Task directions. Could you copy every line from the material below in which "that" appears?

(Figure scripts)
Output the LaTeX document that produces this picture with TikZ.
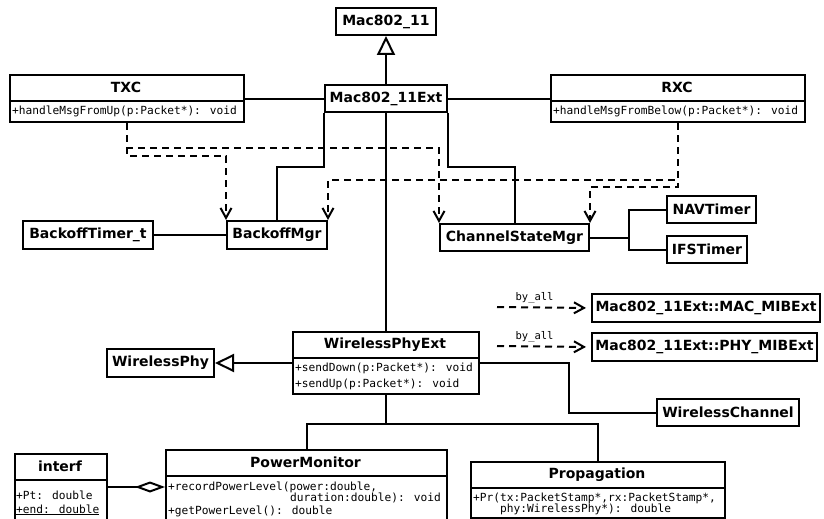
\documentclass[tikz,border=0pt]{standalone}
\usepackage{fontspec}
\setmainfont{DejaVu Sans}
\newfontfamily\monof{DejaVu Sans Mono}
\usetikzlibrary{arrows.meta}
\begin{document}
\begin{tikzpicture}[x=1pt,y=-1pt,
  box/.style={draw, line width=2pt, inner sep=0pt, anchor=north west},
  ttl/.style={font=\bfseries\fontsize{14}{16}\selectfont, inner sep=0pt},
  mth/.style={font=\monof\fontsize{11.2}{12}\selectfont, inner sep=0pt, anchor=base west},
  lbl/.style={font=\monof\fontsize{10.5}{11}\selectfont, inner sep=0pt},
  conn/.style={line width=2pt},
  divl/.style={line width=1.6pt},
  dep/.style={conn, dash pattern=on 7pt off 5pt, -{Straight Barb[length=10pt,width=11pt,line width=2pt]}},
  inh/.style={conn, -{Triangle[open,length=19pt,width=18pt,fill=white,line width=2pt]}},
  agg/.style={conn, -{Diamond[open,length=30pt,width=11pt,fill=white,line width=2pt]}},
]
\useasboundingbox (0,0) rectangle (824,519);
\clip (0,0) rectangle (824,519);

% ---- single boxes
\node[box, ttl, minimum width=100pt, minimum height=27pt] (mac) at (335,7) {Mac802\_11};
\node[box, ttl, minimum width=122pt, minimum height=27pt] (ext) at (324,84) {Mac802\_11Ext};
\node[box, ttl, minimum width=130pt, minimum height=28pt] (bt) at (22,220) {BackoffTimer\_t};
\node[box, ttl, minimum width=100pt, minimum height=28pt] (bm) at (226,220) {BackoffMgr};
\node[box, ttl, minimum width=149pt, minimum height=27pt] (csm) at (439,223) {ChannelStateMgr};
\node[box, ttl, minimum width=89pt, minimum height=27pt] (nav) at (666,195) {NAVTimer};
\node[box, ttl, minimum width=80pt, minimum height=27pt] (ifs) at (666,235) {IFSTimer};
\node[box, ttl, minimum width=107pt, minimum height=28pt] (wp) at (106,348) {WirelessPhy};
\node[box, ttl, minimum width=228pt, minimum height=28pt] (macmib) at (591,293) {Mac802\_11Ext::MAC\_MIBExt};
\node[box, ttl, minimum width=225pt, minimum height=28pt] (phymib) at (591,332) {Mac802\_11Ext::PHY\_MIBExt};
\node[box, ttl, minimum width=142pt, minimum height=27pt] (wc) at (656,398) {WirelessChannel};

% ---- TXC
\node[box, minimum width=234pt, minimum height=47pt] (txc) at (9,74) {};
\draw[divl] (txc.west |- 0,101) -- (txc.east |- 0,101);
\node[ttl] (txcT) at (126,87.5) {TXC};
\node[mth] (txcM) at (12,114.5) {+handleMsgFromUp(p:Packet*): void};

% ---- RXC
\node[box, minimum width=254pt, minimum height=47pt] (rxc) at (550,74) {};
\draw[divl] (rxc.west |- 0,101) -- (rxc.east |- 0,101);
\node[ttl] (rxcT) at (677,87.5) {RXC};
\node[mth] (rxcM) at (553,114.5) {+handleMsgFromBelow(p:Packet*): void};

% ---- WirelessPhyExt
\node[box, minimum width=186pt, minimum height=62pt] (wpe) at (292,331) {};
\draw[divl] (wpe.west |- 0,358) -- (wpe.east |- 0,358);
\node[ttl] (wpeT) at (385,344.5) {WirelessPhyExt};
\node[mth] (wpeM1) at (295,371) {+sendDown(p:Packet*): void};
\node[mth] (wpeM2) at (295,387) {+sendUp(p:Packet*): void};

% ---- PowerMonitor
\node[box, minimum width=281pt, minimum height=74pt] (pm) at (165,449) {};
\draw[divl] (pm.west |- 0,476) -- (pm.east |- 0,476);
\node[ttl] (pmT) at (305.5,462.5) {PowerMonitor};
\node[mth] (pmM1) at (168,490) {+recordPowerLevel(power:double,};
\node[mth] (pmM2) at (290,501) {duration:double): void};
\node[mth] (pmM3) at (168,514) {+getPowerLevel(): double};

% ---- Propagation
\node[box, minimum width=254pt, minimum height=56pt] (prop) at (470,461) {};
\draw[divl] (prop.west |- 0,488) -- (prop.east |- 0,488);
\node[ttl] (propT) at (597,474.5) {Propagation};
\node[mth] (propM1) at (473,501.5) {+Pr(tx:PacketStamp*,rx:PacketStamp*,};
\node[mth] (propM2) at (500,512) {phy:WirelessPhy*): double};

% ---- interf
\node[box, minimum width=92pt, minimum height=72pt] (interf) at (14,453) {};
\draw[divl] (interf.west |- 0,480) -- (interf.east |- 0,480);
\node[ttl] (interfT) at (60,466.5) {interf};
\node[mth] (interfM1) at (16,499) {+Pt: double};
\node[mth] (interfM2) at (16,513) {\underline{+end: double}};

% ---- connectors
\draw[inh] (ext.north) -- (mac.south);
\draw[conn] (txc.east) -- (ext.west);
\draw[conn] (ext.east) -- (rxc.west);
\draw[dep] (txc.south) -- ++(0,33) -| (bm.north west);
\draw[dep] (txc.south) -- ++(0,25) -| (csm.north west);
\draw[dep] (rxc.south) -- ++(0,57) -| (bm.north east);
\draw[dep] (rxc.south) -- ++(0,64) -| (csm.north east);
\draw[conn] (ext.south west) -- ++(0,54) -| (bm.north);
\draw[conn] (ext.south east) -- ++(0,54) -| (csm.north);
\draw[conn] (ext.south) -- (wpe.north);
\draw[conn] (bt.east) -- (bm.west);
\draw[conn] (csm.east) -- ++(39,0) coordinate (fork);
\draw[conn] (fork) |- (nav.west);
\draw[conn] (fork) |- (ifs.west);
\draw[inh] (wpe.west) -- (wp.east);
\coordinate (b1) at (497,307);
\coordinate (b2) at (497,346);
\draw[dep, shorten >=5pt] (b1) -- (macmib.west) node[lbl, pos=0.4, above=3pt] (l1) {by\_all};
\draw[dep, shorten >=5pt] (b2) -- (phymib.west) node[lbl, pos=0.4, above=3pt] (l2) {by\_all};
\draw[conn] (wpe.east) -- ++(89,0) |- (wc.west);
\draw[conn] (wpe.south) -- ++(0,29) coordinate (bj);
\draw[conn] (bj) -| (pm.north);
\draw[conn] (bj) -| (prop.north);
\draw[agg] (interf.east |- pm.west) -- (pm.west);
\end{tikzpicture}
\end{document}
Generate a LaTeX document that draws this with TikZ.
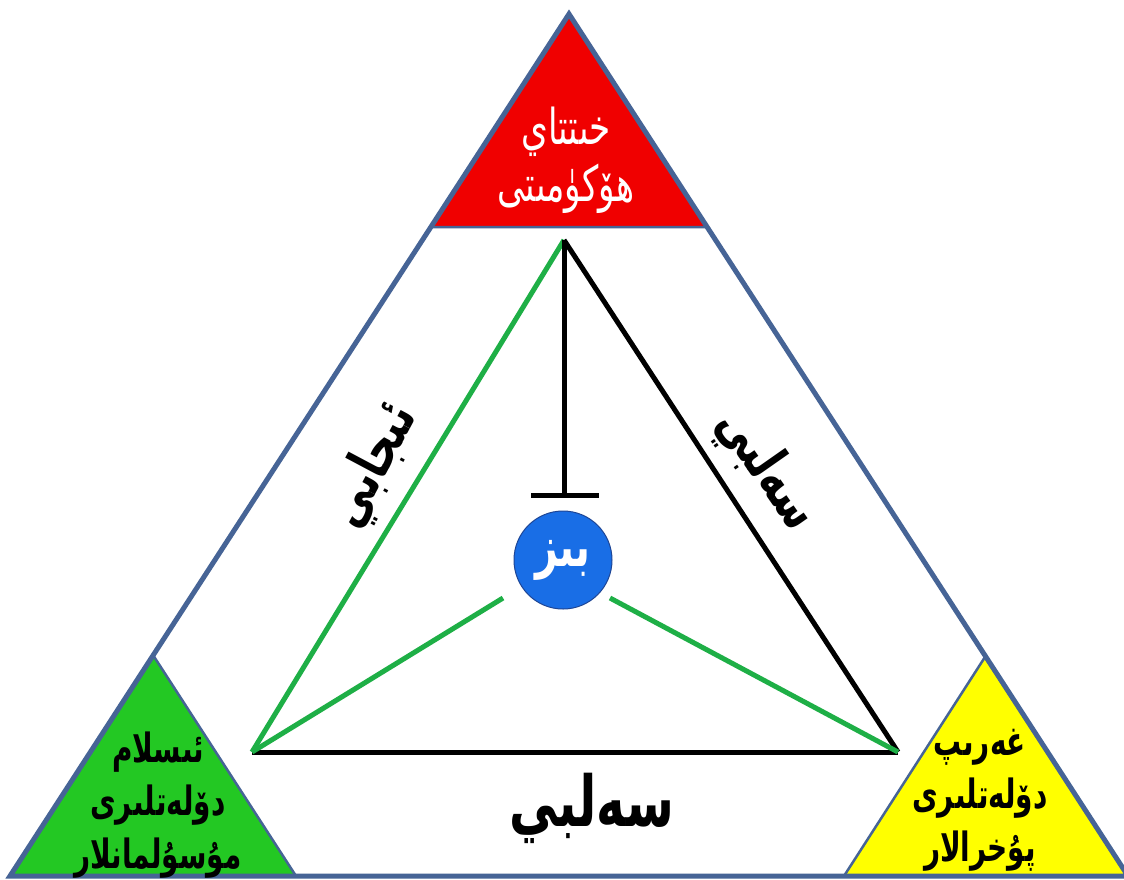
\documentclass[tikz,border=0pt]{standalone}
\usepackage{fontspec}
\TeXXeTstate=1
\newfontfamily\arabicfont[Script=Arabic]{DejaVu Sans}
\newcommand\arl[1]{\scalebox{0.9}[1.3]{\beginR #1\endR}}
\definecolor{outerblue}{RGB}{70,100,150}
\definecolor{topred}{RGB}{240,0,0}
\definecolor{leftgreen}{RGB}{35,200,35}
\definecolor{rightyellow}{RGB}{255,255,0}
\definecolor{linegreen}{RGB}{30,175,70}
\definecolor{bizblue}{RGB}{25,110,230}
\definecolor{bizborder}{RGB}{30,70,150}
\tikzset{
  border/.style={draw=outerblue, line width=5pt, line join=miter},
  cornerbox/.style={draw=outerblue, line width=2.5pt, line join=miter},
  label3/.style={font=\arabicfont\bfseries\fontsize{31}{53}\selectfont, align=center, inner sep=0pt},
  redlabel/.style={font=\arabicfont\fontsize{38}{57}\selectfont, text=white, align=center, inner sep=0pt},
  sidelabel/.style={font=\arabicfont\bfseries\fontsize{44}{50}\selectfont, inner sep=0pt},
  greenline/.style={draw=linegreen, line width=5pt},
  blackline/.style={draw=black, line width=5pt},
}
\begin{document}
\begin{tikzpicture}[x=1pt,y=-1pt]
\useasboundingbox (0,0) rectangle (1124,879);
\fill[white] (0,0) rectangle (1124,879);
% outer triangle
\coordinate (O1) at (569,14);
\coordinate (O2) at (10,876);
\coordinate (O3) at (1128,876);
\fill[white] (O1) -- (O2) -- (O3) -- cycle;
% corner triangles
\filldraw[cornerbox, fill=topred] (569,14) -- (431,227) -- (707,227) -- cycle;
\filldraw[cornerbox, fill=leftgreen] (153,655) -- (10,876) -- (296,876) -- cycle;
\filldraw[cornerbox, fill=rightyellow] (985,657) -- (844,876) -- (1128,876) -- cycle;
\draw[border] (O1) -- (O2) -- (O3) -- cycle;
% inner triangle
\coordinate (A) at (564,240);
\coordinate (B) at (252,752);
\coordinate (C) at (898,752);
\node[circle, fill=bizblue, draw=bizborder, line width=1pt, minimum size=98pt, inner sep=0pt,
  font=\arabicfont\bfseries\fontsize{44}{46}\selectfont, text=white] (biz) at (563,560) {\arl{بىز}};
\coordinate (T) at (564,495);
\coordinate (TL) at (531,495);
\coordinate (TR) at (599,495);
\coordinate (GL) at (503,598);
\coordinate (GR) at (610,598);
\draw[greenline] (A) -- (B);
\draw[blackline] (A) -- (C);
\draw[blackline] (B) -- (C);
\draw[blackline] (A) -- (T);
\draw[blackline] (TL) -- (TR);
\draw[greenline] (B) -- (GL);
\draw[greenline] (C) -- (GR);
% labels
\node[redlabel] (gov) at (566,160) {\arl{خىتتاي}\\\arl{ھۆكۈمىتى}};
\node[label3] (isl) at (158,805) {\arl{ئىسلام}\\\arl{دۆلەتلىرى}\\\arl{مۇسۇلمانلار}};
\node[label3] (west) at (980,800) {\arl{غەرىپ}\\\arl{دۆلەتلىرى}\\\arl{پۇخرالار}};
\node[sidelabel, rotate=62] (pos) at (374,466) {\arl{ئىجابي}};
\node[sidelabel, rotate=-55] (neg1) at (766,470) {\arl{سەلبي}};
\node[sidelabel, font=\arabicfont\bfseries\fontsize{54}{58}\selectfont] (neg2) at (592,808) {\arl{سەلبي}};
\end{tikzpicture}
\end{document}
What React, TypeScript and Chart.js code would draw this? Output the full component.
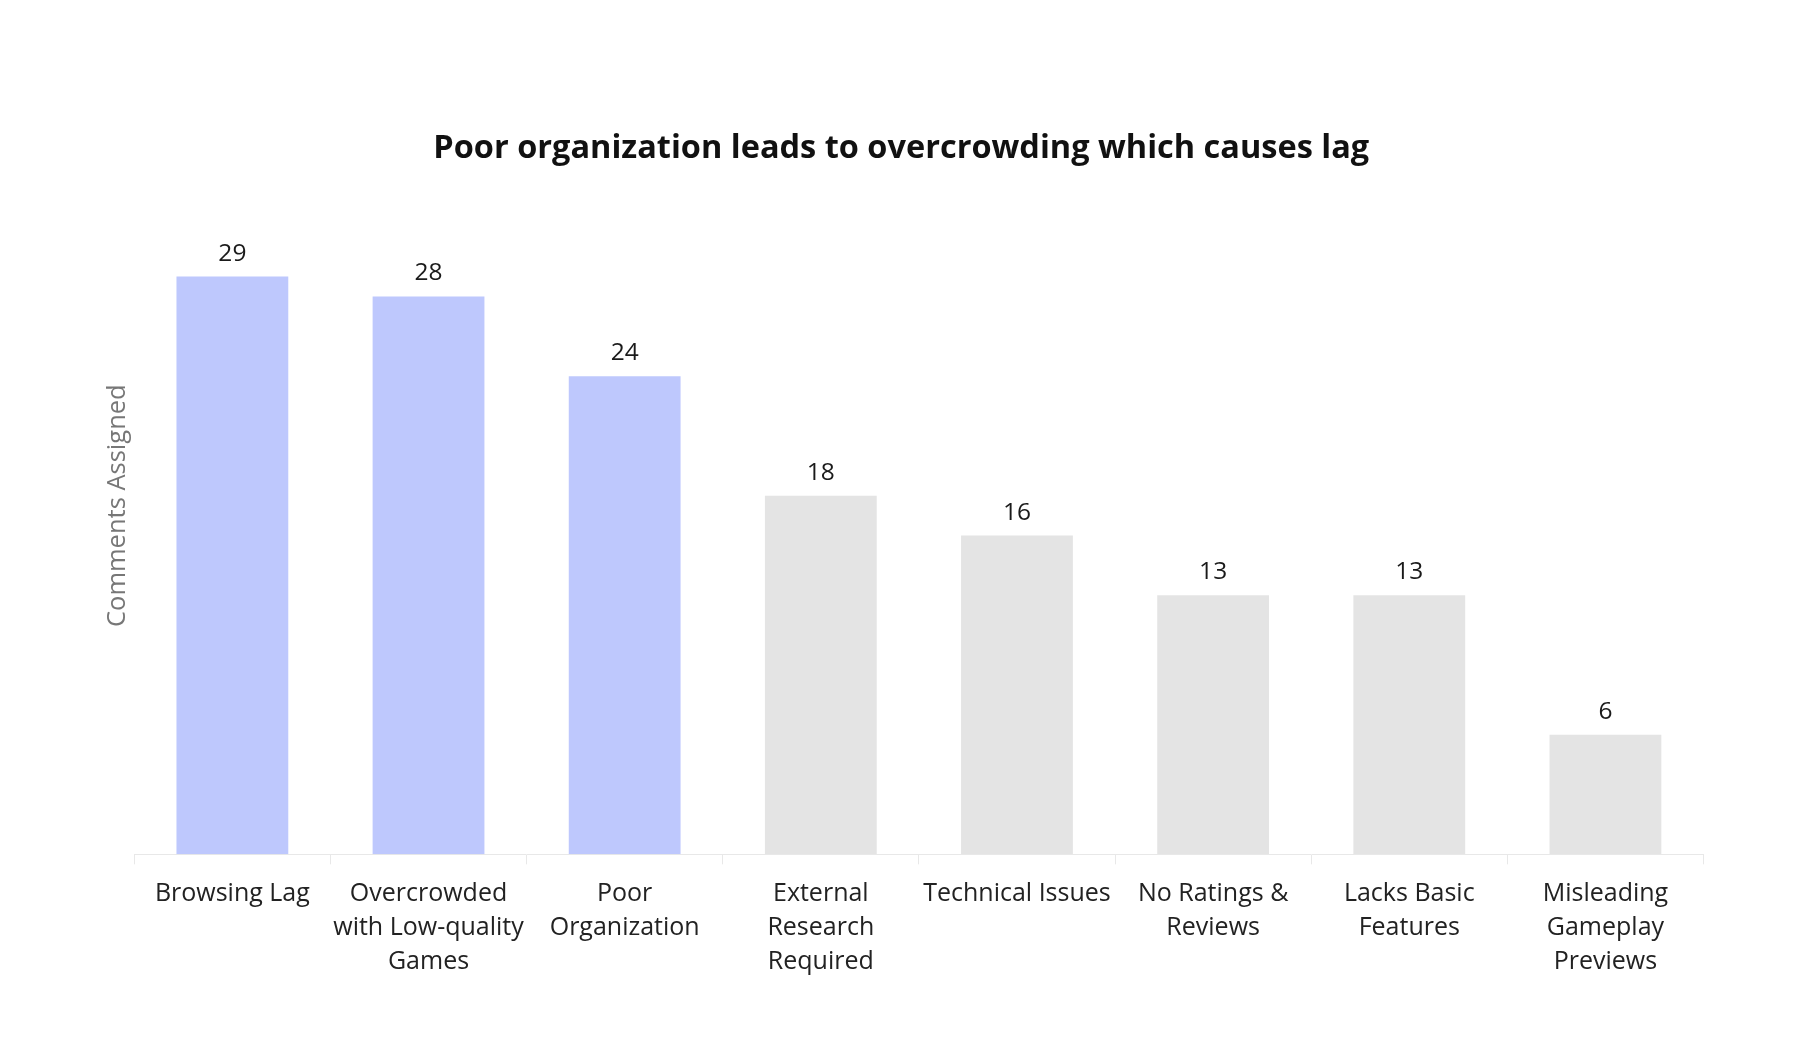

Expected output.
Output the LaTeX document that produces this picture with TikZ.
Generate a LaTeX document that draws this with TikZ.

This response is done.